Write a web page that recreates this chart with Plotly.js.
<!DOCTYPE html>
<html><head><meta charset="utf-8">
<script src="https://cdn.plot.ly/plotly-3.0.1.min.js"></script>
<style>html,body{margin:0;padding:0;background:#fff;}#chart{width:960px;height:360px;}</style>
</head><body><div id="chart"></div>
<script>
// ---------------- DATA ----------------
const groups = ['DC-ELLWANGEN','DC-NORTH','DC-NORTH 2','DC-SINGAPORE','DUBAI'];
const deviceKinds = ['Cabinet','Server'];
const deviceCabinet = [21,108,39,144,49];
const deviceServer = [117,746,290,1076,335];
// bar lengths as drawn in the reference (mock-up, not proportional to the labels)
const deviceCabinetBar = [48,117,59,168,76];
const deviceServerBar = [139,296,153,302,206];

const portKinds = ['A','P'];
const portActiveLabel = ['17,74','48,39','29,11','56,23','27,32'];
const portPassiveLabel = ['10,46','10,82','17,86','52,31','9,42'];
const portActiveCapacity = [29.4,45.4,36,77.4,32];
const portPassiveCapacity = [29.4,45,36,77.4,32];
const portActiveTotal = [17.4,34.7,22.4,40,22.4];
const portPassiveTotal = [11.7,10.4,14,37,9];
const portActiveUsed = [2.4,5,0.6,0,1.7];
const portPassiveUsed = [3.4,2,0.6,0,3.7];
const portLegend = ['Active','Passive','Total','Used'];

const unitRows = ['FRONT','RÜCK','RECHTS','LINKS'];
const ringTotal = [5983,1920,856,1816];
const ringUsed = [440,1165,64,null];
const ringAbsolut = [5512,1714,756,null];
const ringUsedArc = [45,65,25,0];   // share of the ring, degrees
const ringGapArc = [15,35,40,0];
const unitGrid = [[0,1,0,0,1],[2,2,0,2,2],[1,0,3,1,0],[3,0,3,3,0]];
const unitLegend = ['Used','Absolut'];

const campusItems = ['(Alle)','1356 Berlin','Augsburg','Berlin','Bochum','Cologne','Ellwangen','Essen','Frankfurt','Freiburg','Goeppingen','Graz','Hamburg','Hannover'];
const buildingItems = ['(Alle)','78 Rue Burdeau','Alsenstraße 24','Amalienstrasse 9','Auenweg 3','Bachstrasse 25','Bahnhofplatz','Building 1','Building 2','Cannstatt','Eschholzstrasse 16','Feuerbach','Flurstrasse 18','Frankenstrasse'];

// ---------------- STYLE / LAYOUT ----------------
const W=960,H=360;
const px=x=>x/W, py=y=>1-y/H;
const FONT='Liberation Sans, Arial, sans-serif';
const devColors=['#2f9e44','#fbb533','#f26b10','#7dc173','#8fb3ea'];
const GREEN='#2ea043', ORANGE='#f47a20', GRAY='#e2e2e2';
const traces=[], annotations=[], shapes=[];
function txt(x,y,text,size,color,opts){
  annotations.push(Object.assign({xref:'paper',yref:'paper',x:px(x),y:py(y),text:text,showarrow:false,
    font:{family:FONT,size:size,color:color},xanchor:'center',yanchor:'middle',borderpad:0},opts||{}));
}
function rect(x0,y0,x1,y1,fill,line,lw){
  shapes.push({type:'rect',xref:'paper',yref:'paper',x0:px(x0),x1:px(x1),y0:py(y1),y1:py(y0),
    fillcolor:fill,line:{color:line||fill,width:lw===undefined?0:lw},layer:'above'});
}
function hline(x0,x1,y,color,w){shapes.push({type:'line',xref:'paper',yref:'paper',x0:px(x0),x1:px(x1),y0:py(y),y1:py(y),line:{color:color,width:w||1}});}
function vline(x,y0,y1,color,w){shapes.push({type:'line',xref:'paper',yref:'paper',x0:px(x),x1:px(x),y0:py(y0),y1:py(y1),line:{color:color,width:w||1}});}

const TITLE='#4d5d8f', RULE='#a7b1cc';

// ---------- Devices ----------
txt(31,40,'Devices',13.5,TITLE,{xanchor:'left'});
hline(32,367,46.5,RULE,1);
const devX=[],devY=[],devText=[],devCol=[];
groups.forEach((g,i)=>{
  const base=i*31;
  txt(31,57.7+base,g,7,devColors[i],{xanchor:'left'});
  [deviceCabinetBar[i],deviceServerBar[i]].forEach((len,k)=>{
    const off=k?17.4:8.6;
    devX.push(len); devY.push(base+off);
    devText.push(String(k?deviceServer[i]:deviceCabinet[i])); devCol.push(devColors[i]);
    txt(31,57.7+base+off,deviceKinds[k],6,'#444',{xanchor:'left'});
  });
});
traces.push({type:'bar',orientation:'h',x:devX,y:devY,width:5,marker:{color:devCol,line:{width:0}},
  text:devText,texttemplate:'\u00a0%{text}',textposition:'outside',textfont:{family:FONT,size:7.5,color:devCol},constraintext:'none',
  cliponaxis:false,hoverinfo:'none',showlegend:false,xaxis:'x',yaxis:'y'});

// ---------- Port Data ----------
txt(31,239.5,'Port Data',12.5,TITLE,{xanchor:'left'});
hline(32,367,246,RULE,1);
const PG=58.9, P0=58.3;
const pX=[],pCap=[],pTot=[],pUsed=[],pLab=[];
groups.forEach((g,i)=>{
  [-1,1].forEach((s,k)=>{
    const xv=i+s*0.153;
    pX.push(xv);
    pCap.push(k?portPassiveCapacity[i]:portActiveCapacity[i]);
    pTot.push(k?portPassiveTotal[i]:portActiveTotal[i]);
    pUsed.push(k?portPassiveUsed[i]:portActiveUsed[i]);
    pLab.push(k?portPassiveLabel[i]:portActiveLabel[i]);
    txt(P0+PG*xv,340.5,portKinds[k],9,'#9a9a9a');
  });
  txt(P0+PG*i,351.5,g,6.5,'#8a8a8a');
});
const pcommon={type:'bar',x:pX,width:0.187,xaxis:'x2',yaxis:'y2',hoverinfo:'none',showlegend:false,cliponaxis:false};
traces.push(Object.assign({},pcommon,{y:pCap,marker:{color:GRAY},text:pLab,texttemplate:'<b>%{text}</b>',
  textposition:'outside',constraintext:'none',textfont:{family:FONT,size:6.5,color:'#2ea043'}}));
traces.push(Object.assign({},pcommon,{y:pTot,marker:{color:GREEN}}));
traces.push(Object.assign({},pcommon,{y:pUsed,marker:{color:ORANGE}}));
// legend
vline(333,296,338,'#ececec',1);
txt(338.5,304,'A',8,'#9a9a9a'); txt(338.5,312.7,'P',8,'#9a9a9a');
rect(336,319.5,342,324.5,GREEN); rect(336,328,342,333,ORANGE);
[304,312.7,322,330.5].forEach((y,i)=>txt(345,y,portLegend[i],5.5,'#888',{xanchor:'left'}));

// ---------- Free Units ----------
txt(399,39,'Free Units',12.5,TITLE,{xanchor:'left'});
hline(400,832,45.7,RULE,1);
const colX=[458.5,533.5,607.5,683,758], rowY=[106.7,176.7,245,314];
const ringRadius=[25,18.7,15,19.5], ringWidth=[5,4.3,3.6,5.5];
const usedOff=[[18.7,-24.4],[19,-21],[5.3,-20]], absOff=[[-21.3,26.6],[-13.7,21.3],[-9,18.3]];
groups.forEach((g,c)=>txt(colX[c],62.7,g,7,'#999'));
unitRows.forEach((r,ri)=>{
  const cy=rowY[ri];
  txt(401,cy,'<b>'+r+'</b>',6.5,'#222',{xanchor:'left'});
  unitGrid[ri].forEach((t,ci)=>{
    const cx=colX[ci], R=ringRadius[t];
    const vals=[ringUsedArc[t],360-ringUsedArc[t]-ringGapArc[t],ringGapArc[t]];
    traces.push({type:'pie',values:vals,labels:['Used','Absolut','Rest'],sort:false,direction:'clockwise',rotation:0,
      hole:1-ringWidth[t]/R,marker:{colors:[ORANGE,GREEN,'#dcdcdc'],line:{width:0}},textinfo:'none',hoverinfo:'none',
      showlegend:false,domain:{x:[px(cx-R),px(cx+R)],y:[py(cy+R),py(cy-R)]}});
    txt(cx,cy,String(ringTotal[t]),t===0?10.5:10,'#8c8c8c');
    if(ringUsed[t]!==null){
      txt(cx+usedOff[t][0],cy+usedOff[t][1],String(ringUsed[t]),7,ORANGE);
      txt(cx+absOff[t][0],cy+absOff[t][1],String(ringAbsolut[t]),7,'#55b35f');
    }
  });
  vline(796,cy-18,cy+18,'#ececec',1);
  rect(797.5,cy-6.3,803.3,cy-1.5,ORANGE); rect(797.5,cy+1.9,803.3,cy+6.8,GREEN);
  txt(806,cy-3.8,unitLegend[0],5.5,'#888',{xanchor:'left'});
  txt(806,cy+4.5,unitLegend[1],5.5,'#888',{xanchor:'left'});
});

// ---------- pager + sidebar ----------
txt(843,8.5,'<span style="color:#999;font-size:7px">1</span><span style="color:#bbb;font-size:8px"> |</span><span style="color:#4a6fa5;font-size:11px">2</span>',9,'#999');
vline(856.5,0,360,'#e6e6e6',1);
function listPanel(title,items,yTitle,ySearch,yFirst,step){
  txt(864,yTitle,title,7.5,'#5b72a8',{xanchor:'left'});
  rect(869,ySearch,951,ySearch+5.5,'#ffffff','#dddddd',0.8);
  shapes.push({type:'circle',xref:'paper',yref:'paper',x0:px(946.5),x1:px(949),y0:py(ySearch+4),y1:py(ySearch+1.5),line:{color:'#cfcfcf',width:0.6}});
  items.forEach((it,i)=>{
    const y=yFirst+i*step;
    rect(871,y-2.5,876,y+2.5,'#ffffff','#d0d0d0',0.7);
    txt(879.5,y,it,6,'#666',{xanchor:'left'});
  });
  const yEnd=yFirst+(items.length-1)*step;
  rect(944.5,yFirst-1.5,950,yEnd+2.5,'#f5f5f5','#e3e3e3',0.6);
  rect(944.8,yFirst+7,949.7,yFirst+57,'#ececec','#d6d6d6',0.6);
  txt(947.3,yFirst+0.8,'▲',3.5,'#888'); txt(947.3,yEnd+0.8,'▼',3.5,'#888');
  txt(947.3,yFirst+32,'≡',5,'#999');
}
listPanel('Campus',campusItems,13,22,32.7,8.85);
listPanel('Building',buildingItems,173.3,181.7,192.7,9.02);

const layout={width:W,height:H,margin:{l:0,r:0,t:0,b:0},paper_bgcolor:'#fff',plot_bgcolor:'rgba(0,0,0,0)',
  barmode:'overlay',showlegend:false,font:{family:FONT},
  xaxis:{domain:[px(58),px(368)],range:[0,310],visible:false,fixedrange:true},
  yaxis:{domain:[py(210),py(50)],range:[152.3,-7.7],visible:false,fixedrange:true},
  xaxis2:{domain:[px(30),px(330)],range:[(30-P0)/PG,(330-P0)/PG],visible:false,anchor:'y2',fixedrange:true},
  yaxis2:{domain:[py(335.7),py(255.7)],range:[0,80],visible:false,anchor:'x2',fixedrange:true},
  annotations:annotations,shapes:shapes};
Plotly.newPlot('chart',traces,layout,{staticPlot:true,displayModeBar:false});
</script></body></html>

■ **Short exercise**:
Print the listing above from its first line through the line with "const portLegend = ['Active','Passive','Total','Used'];", and stop there.

■ **Written response**:
Write a web page that recreates this chart with Plotly.js.
<!DOCTYPE html>
<html><head><meta charset="utf-8">
<script src="https://cdn.plot.ly/plotly-3.0.1.min.js"></script>
<style>html,body{margin:0;padding:0;background:#fff;}#chart{width:960px;height:360px;}</style>
</head><body><div id="chart"></div>
<script>
// ---------------- DATA ----------------
const groups = ['DC-ELLWANGEN','DC-NORTH','DC-NORTH 2','DC-SINGAPORE','DUBAI'];
const deviceKinds = ['Cabinet','Server'];
const deviceCabinet = [21,108,39,144,49];
const deviceServer = [117,746,290,1076,335];
// bar lengths as drawn in the reference (mock-up, not proportional to the labels)
const deviceCabinetBar = [48,117,59,168,76];
const deviceServerBar = [139,296,153,302,206];

const portKinds = ['A','P'];
const portActiveLabel = ['17,74','48,39','29,11','56,23','27,32'];
const portPassiveLabel = ['10,46','10,82','17,86','52,31','9,42'];
const portActiveCapacity = [29.4,45.4,36,77.4,32];
const portPassiveCapacity = [29.4,45,36,77.4,32];
const portActiveTotal = [17.4,34.7,22.4,40,22.4];
const portPassiveTotal = [11.7,10.4,14,37,9];
const portActiveUsed = [2.4,5,0.6,0,1.7];
const portPassiveUsed = [3.4,2,0.6,0,3.7];
const portLegend = ['Active','Passive','Total','Used'];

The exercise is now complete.